The U.S. has covertly destabilized nations. With Canada, it's being done in public
CBC
Former senior Canadian intelligence officials say Canada needs to be on the lookout for campaigns aimed at destabilizing the country amid U.S. President Donald Trump's escalating 51st state threats.
And they told CBC News that the most potent weapon wielded by the Trump administration to advance the cause of annexation would likely not be the intelligence agencies directed by Director of National Intelligence Tulsi Gabbard.
"I would regard Mr. Musk as a problem," said Ward Elcock, who headed CSIS for a decade including during the 9/11 attacks and also served as national security adviser. "I think that's on a number of fronts."
The U.S. Central Intelligence Agency (CIA) has worked to destabilize many governments and nations in the past, using methods as mundane as corruption and as drastic as assassination, but the former spy chiefs say a campaign aimed at Canada would likely rely less on cloak-and-dagger tactics and more on social media — such as the Elon Musk-owned X platform.
"Is [Trump] trying to change political views in this country? If so, that's foreign interference," said Dick Fadden, who also headed CSIS and served as national security adviser to former prime minister Stephen Harper.
"It's no more acceptable from the United States than it is from China or Russia or anybody else."
Neil Bisson is a former CSIS intelligence officer who is now director of the Global Intelligence Knowledge Network and teaches at the University of Ottawa's Professional Development Institute.
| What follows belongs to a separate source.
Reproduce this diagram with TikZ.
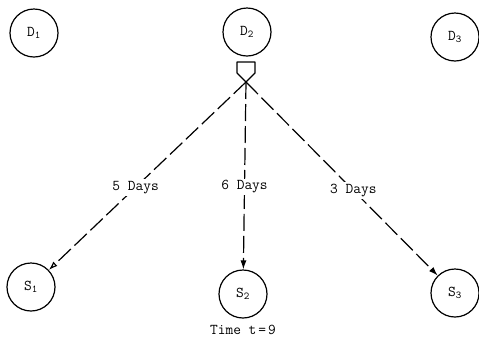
\documentclass[tikz,border=0pt]{standalone}
\usetikzlibrary{arrows.meta}
\begin{document}
\begin{tikzpicture}[x=1pt,y=-1pt,
  place/.style={circle,draw,line width=1.2pt,minimum size=48pt,inner sep=0,font=\ttfamily\fontsize{15}{17}\selectfont},
  flow/.style={line width=1.2pt,dash pattern=on 17pt off 5pt},
  days/.style={fill=white,inner sep=2pt,pos=0.56,font=\ttfamily\fontsize{15}{17}\selectfont}]
\useasboundingbox (0,0) rectangle (479,341);
% depots on top, stations below
\node[place](D1) at (34,33){D\textsubscript{1}};
\node[place](D2) at (247,32){D\textsubscript{2}};
\node[place](D3) at (455,37){D\textsubscript{3}};
\node[place](S1) at (31,287){S\textsubscript{1}};
\node[place](S2) at (243,294){S\textsubscript{2}};
\node[place](S3) at (455,293){S\textsubscript{3}};
% splitter below D2
\coordinate (T) at (246,82);
\draw[line width=1.2pt,line join=round](T)--++(-9,-9)--++(0,-11)--++(18,0)--++(0,11)--cycle;
\draw[flow,-{Latex[open,length=9pt,width=6pt]}](T)--node[days]{5 Days}(S1);
\draw[flow,-{Latex[length=9pt,width=6pt]}](T)--node[days]{6 Days}(S2);
\draw[flow,-{Latex[length=9pt,width=6pt]}](T)--node[days]{3 Days}(S3);
\node[font=\ttfamily\fontsize{15}{17}\selectfont](time) at (243,330){Time t\kern2pt=\kern2pt9};
\end{tikzpicture}
\end{document}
He says that in spite of visible signs of Canadian unity in the face of annexation threats, there are those who are vulnerable to the siren call, particularly among the young who feel economically disadvantaged.
"That would be one of the linchpins, one of the cracks in the armour that another country would be looking at trying to exploit," he told CBC News. "If you have individuals who are concerned about where their next meal is coming from or if they're going to get a roof over their head, that supersedes sovereignty."
He said those Canadians could be targeted by propaganda campaigns that sell American citizenship as the answer to their economic woes.
"And there will be individuals within Canada who could potentially be co-opted to push that narrative forward," said Bisson.
Trump administration officials have given numerous rationales for the tariffs against Canada, but Trump himself has said that he wants to use economic force to join Canada to the U.S. On Tuesday morning, he again said Canada could only avoid economic ruin through annexation.
"He intends clearly to try and destabilize our economy," said Elcock. "The reality is that if Canada is really impoverished, people may start to think about it. That's always the possibility — that not all Canadians are are going to be willing to endure economic deprivation. And so some may start to think about it as time goes along."
Fadden says governments and intelligence agencies have learned the hard way of the power of disinformation and propaganda channelled through social media.